You can avoid this only by setting limits and distancing yourself when necessary. A great way to set limits is to ask complainers how they would propose to fix the problem. They will either be quiet or redirect the conversation in a more productive direction.

Andrew Minty

Rise above it

Difficult people can really get you down because their behaviour is so irrational, sometimes their behaviour goes against reason. So why do you allow yourself to respond to them emotionally and get pulled into the discussion? Distance yourself from them emotionally, you don’t need to respond to the emotional chaos, only respond to the facts.

You can’t stop someone from pushing your buttons if you don’t recognise when it’s happening. If you let things happen naturally, you are bound to find yourself constantly embroiled in difficult conversations. If you set boundaries and decide when and where you will engage a difficult person, you can control things much better.

Don’t focus on problems, just solutions

Where you focus your attention determines your emotional state. When you fixate on the problems you are facing, you create stress. Sometimes you can’t help but absorb the negativity of other people.

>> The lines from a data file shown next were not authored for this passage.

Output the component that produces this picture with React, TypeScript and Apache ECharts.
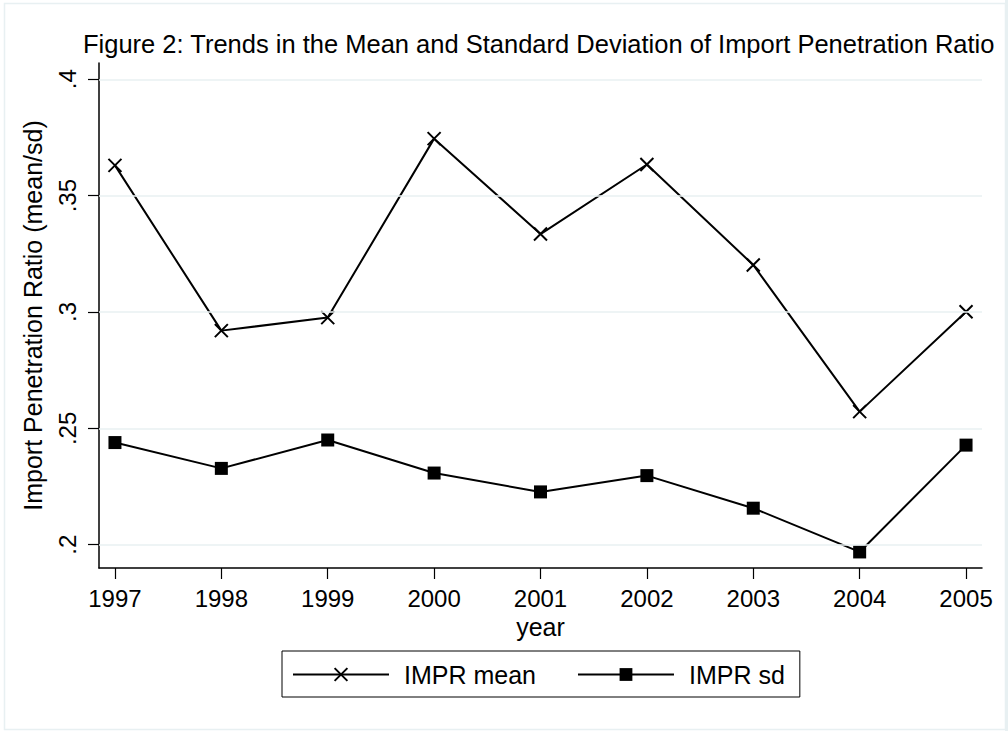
import React, { useEffect, useRef } from "react";
import * as echarts from "echarts";

const years = [1997, 1998, 1999, 2000, 2001, 2002, 2003, 2004, 2005];
const imprMean = [0.363, 0.292, 0.2976, 0.3745, 0.3335, 0.3634, 0.3202, 0.2572, 0.3001];
const imprSd = [0.2439, 0.2328, 0.245, 0.2308, 0.2227, 0.2297, 0.2157, 0.1969, 0.2428];
const yTicks = [0.2, 0.25, 0.3, 0.35, 0.4];
const yTickLabels = [".2", ".25", ".3", ".35", ".4"];
const seriesNames = ["IMPR mean", "IMPR sd"];

const FONT = "'Liberation Sans', Arial, sans-serif";
const GRID_COLOR = "#e8f0f2";

export default function App() {
  const ref = useRef<HTMLDivElement>(null);
  useEffect(() => {
    if (!ref.current) return;
    const chart = echarts.init(ref.current, undefined, { renderer: "svg" });
    const xMark = "path://M0,0L10,10M10,0L0,10";
    chart.setOption({
      animation: false,
      backgroundColor: "#ffffff",
      textStyle: { fontFamily: FONT, color: "#000" },
      title: {
        text: "Figure 2: Trends in the Mean and Standard Deviation of Import Penetration Ratio",
        left: 83,
        top: 31,
        padding: 0,
        textStyle: { fontFamily: FONT, fontSize: 25.5, fontWeight: "normal", color: "#000" },
      },
      graphic: [
        {
          type: "rect",
          shape: { x: 4.5, y: 3.5, width: 1001, height: 726 },
          style: { fill: "none", stroke: GRID_COLOR, lineWidth: 1.5 },
          silent: true,
        },
        {
          type: "rect",
          shape: { x: 1005, y: 0, width: 3, height: 731 },
          style: { fill: GRID_COLOR },
          silent: true,
        },
      ],
      legend: {
        data: seriesNames,
        left: 282,
        top: 651,
        padding: [11, 15, 10, 10],
        borderColor: "#000",
        borderWidth: 1,
        itemWidth: 96,
        itemHeight: 16,
        itemGap: 41,
        textStyle: { fontFamily: FONT, fontSize: 25, color: "#000", padding: [0, 0, 0, 10] },
      },
      grid: { left: 99, right: 26, top: 63, bottom: 163, containLabel: false },
      xAxis: {
        type: "value",
        min: 1996.85,
        max: 2005.15,
        name: "year",
        nameLocation: "middle",
        nameGap: 40,
        nameTextStyle: { fontFamily: FONT, fontSize: 25, color: "#000" },
        axisLine: { show: true, onZero: false, lineStyle: { color: "#000", width: 1.5 } },
        axisTick: { show: true, length: 11, customValues: years, lineStyle: { color: "#000", width: 1.2 } },
        axisLabel: {
          customValues: years,
          margin: 18,
          fontFamily: FONT,
          fontSize: 24,
          color: "#000",
          formatter: (v: number) => String(v),
        },
        splitLine: { show: false },
      },
      yAxis: {
        type: "value",
        min: 0.19,
        max: 0.407,
        name: "Import Penetration Ratio (mean/sd)",
        nameLocation: "middle",
        nameGap: 54,
        nameTextStyle: { fontFamily: FONT, fontSize: 25, color: "#000" },
        axisLine: { show: true, onZero: false, lineStyle: { color: "#000", width: 1.5 } },
        axisTick: { show: true, length: 11, customValues: yTicks, lineStyle: { color: "#000", width: 1.2 } },
        axisLabel: {
          customValues: yTicks,
          rotate: 90,
          margin: 20,
          fontFamily: FONT,
          fontSize: 24,
          color: "#000",
          formatter: (v: number) => {
            const i = yTicks.findIndex((t) => Math.abs(t - v) < 1e-9);
            return i >= 0 ? yTickLabels[i] : "";
          },
        },
        splitLine: { show: false },
      },
      series: [
        {
          name: "grid",
          type: "line",
          data: [],
          z: 1,
          silent: true,
          markLine: {
            silent: true,
            symbol: "none",
            label: { show: false },
            lineStyle: { color: GRID_COLOR, width: 1.5, type: "solid" },
            data: yTicks.map((t) => ({ yAxis: t })),
          },
        },
        {
          name: seriesNames[0],
          type: "line",
          z: 3,
          data: years.map((y, i) => [y, imprMean[i]]),
          symbol: xMark,
          symbolSize: 13,
          showAllSymbol: true,
          lineStyle: { color: "#000", width: 2 },
          itemStyle: { color: "#000", borderColor: "#000", borderWidth: 2 },
        },
        {
          name: seriesNames[1],
          type: "line",
          z: 3,
          data: years.map((y, i) => [y, imprSd[i]]),
          symbol: "rect",
          symbolSize: 13,
          showAllSymbol: true,
          lineStyle: { color: "#000", width: 2 },
          itemStyle: { color: "#000", borderColor: "#000", borderWidth: 0 },
        },
      ],
    });
    return () => chart.dispose();
  }, []);
  return (
    <div
      ref={ref}
      style={{ position: "fixed", left: 0, top: 0, width: 1008, height: 731 }}
    />
  );
}
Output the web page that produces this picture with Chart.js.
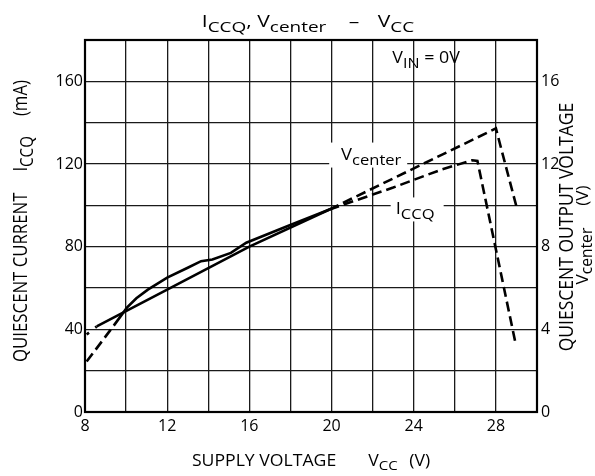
<!DOCTYPE html>
<html>
<head>
<meta charset="utf-8">
<script src="https://cdn.jsdelivr.net/npm/chart.js@4"></script>
<style>
  html, body { margin: 0; padding: 0; background: #fff; }
  #wrap { width: 595px; height: 476px; }
</style>
</head>
<body>
<div id="wrap"><canvas id="c" width="595" height="476"></canvas></div>
<script>
// データ
const vccIccq = [8.08, 9.4, 10.04, 10.5, 11.06, 12.0, 13.0, 13.65, 14.2, 15.1, 15.85, 17.87, 19.9, 23.0, 25.4, 26.85, 27.1, 28.95];
const iccq    = [24.4, 41.8, 50.5, 55.0, 59.2, 65.0, 69.8, 73.0, 73.8, 77.0, 81.9, 90.0, 98.0, 108.6, 117.5, 121.8, 121.5, 33.5]; // mA

const vccVcenter = [8.08, 8.57, 12.0, 16.0, 19.9, 28.0, 29.05];
const vcenter    = [3.75, 4.14, 5.92, 8.0, 9.8, 13.72, 9.75]; // V

const xTicks  = [8, 12, 16, 20, 24, 28];
const yTicks  = [0, 40, 80, 120, 160];
const y2Ticks = [0, 4, 8, 12, 16];

const FONT = "'Open Sans', 'DejaVu Sans', sans-serif";
const DASH = [10, 5];

// 文字列＋下付き文字を描く（数値は空白ピクセル、sxは横方向の伸び）
function drawRich(ctx, runs, x, y, size, angle, sub, sx, subDrop) {
  const ss = sub || 0.9;
  const drop = subDrop === undefined ? 0.3 : subDrop;
  const fontOf = r => (r[1] ? size * ss : size) + 'px ' + FONT;
  ctx.save();
  ctx.translate(x, y);
  ctx.scale(sx || 1, 1);
  ctx.rotate(angle || 0);
  ctx.textBaseline = 'alphabetic';
  ctx.textAlign = 'left';
  ctx.fillStyle = '#000';
  let w = 0;
  runs.forEach(r => {
    if (typeof r === 'number') { w += r; return; }
    ctx.font = fontOf(r);
    w += ctx.measureText(r[0]).width;
  });
  let cx = -w / 2;
  runs.forEach(r => {
    if (typeof r === 'number') { cx += r; return; }
    ctx.font = fontOf(r);
    ctx.fillText(r[0], cx, size * 0.36 + (r[1] ? size * drop : 0));
    cx += ctx.measureText(r[0]).width;
  });
  ctx.restore();
}

const textPlugin = {
  id: 'texts',
  beforeDatasetsDraw(chart) {
    const ctx = chart.ctx;
    const xs = chart.scales.x, ys = chart.scales.y;
    // 図中ラベル（白抜き背景）
    const labels = [
      { runs: [['V', 0], ['center', 1]], vx: 21.93, vy: 124.8, bx: -3, w: 78, h: 25, size: 16 },
      { runs: [['I', 0], ['CCQ', 1]], vx: 24.07, vy: 98.5, bx: 2, w: 53, h: 24, size: 16 },
      { runs: [['V', 0], ['IN', 1], [' = 0V', 0]], vx: 24.6, vy: 171.4, bx: 0, w: 0, h: 0, size: 15.5 }
    ];
    labels.forEach(b => {
      const px = xs.getPixelForValue(b.vx), py = ys.getPixelForValue(b.vy);
      if (b.w) {
        ctx.fillStyle = '#fff';
        ctx.fillRect(px + b.bx - b.w / 2, py + 1 - b.h / 2, b.w, b.h);
      }
      drawRich(ctx, b.runs, px, py, b.size, 0, 0.9, 1.15);
    });
  },
  afterDraw(chart) {
    const ctx = chart.ctx;
    const a = chart.chartArea;
    ctx.save();
    ctx.strokeStyle = '#000';
    ctx.lineWidth = 2.2;
    ctx.strokeRect(a.left, a.top, a.right - a.left, a.bottom - a.top);
    ctx.restore();
    const up = -Math.PI / 2;
    // タイトル・軸タイトル
    drawRich(ctx, [['I', 0], ['CCQ', 1], [', V', 0], ['center', 1], 18, ['–', 0], 15, ['V', 0], ['CC', 1]], 308, 21, 17, 0, 0.9, 1.24);
    drawRich(ctx, [['SUPPLY VOLTAGE', 0], 28, ['V', 0], ['CC', 1], 10, ['(V)', 0]], 311, 460, 15.4, 0, 0.85, 1.146);
    drawRich(ctx, [['QUIESCENT CURRENT', 0], 21, ['I', 0], ['CCQ', 1], 20, ['(mA)', 0]], 20, 221, 16.8, up, 0.9, 1.17);
    drawRich(ctx, [['QUIESCENT OUTPUT VOLTAGE', 0]], 566, 227, 17.5, up, 0.9, 1.1);
    drawRich(ctx, [['V', 0], ['center', 1], 22, ['(V)', 0]], 582, 235, 17, up, 0.92, 1.0, 0.2);
  }
};

const dashAfter20 = c => (c.p0.parsed.x >= 19.85 ? DASH : undefined);

new Chart(document.getElementById('c'), {
  type: 'line',
  data: {
    datasets: [
      {
        label: 'ICCQ',
        data: vccIccq.map((v, i) => ({ x: v, y: iccq[i] })),
        yAxisID: 'y',
        borderColor: '#000',
        borderWidth: 2.6,
        pointRadius: 0,
        tension: 0,
        segment: { borderDash: c => (c.p1.parsed.x <= 9.4 ? DASH : dashAfter20(c)) }
      },
      {
        label: 'Vcenter',
        data: vccVcenter.map((v, i) => ({ x: v, y: vcenter[i] })),
        yAxisID: 'y2',
        borderColor: '#000',
        borderWidth: 2.6,
        pointRadius: 0,
        tension: 0,
        segment: { borderDash: c => (c.p1.parsed.x <= 8.57 ? [3, 8] : dashAfter20(c)) }
      }
    ]
  },
  options: {
    responsive: false,
    animation: false,
    layout: { padding: { top: 40, left: 0, right: 0, bottom: 0 } },
    plugins: { legend: { display: false }, title: { display: false }, tooltip: { enabled: false } },
    scales: {
      x: {
        type: 'linear', min: 8, max: 30,
        afterFit: s => { s.height = 64; },
        grid: { color: '#1a1a1a', lineWidth: 1.3, drawTicks: false },
        border: { color: '#000', width: 2 },
        ticks: {
          stepSize: 2, padding: 5, color: '#000', font: { family: FONT, size: 16 },
          maxRotation: 0, autoSkip: false,
          callback: v => (xTicks.includes(v) ? String(v) : '')
        }
      },
      y: {
        min: 0, max: 180, position: 'left',
        afterFit: s => { s.width = 85; },
        grid: { color: '#1a1a1a', lineWidth: 1.3, drawTicks: false },
        border: { color: '#000', width: 2 },
        ticks: {
          stepSize: 20, padding: 2, color: '#000', font: { family: FONT, size: 16 },
          autoSkip: false,
          callback: v => (yTicks.includes(v) ? String(v) : '')
        }
      },
      y2: {
        min: 0, max: 18, position: 'right',
        afterFit: s => { s.width = 58; },
        grid: { display: false, drawTicks: false },
        border: { color: '#000', width: 2 },
        ticks: {
          stepSize: 2, padding: 4, color: '#000', font: { family: FONT, size: 16 },
          autoSkip: false,
          callback: v => (y2Ticks.includes(v) ? String(v) : '')
        }
      }
    }
  },
  plugins: [textPlugin]
});
</script>
</body>
</html>
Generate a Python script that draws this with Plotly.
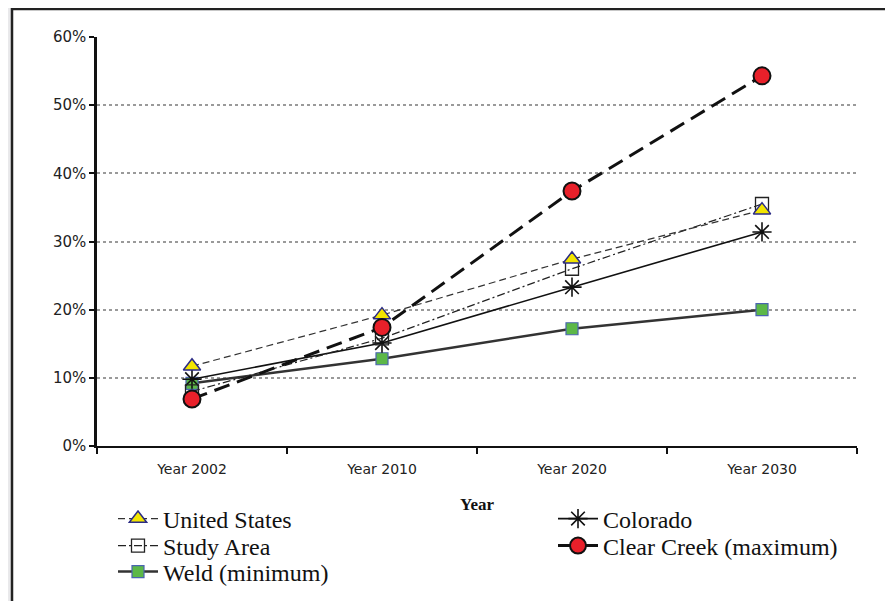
import plotly.graph_objects as go

years = ["Year 2002", "Year 2010", "Year 2020", "Year 2030"]
united_states = [11.7, 19.2, 27.4, 34.6]
study_area = [8.0, 15.8, 26.0, 35.5]
colorado = [9.8, 15.1, 23.3, 31.4]
clear_creek = [6.9, 17.4, 37.4, 54.3]
weld = [9.2, 12.8, 17.2, 20.0]
y_ticks = [0, 10, 20, 30, 40, 50, 60]
y_tick_labels = ["0%", "10%", "20%", "30%", "40%", "50%", "60%"]

# The page body adds an 8px margin, so the figure is 8px smaller and margins shifted.
W, H = 885, 593
ML, MR, MT, MB = 89, 36, 29, 155
PW, PH = W - ML - MR, H - MT - MB


def px_x(x):
    return (x - 8 - ML) / PW


def px_y(y):
    return (H - MB - (y - 8)) / PH


fig = go.Figure()

fig.add_trace(go.Scatter(
    x=years, y=weld, name="Weld (minimum)", mode="lines+markers", legend="legend3",
    line=dict(color="#333333", width=2.5),
    marker=dict(symbol="square", size=12, color="#5cb848", line=dict(color="#4a64b0", width=1.2)),
))
fig.add_trace(go.Scatter(
    x=years, y=colorado, name="Colorado", mode="lines+markers", legend="legend4",
    line=dict(color="#111111", width=1.6),
    marker=dict(symbol="asterisk-open", size=16, color="#111111", line=dict(color="#111111", width=1.6)),
))
fig.add_trace(go.Scatter(
    x=years, y=study_area, name="Study Area", mode="lines+markers", legend="legend2",
    line=dict(color="#222222", width=1.2, dash="8px,3px,2px,3px"),
    marker=dict(symbol="square-open", size=13, color="#222222", line=dict(color="#222222", width=1.3)),
))
fig.add_trace(go.Scatter(
    x=years, y=united_states, name="United States", mode="lines+markers", legend="legend",
    line=dict(color="#333333", width=1.2, dash="7px,4px"),
    marker=dict(symbol="triangle-up", size=15, color="#f2e500", line=dict(color="#2b2b85", width=1.5)),
))
fig.add_trace(go.Scatter(
    x=years, y=clear_creek, name="Clear Creek (maximum)", mode="lines+markers", legend="legend5",
    line=dict(color="#111111", width=3, dash="16px,8px"),
    marker=dict(symbol="circle", size=17, color="#e8202a", line=dict(color="#111111", width=2)),
))

legend_font = dict(family="Liberation Serif, Times New Roman, serif", size=24, color="#111111")


def leg(xpx, ypx):
    return dict(orientation="v", x=px_x(xpx), y=px_y(ypx), xanchor="left", yanchor="middle",
                font=legend_font, bgcolor="rgba(0,0,0,0)", itemwidth=40, tracegroupgap=0)


fig.update_layout(
    width=W, height=H,
    margin=dict(l=ML, r=MR, t=MT, b=MB, autoexpand=False),
    paper_bgcolor="#e9e9eb",
    plot_bgcolor="rgba(0,0,0,0)",
    showlegend=True,
    legend=leg(113, 519),
    legend2=leg(113, 546),
    legend3=leg(113, 572),
    legend4=leg(553, 519),
    legend5=leg(553, 546),
    xaxis=dict(
        type="category", range=[-0.5, 3.5], tickson="boundaries",
        showline=True, linecolor="#111111", linewidth=2,
        ticks="outside", ticklen=6, tickcolor="#111111", tickwidth=2,
        ticklabelstandoff=9,
        showgrid=False,
        tickfont=dict(family="DejaVu Sans, Verdana, sans-serif", size=14, color="#222222"),
        title=dict(text="<b>Year</b>", standoff=22,
                   font=dict(family="Liberation Serif, Times New Roman, serif", size=17, color="#111111")),
    ),
    yaxis=dict(
        range=[0, 60], tickvals=y_ticks, ticktext=y_tick_labels,
        showline=True, linecolor="#111111", linewidth=2.5,
        ticks="outside", ticklen=5, tickcolor="#111111", tickwidth=2,
        showgrid=True, gridcolor="#9a9a9a", gridwidth=2, griddash="dot",
        zeroline=False,
        tickfont=dict(family="DejaVu Sans, Verdana, sans-serif", size=15, color="#222222"),
    ),
    shapes=[
        dict(type="rect", xref="paper", yref="paper",
             x0=px_x(12), x1=px_x(890), y0=px_y(640), y1=px_y(9),
             fillcolor="white", line=dict(color="#222222", width=2.5), layer="below"),
    ],
)

fig.write_html("out.html")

It’s tempting, yet entirely ineffective, to attempt to tackle everything by yourself. To deal with irate or unreasonable people, you need to recognise the weaknesses in your approach to them. This means tapping into your support network to gain perspective on a challenging person. Everyone has someone at work and / or outside work who is on their team, rooting for them and ready to help them get the best from a difficult situation. Identify these individuals and make an effort to seek their insight and assistance when you need it. Something as simple as explaining the situation can lead to a new perspective. Most of the time, other people can see a solution that you can’t because they are not as emotionally invested in the situation as you are.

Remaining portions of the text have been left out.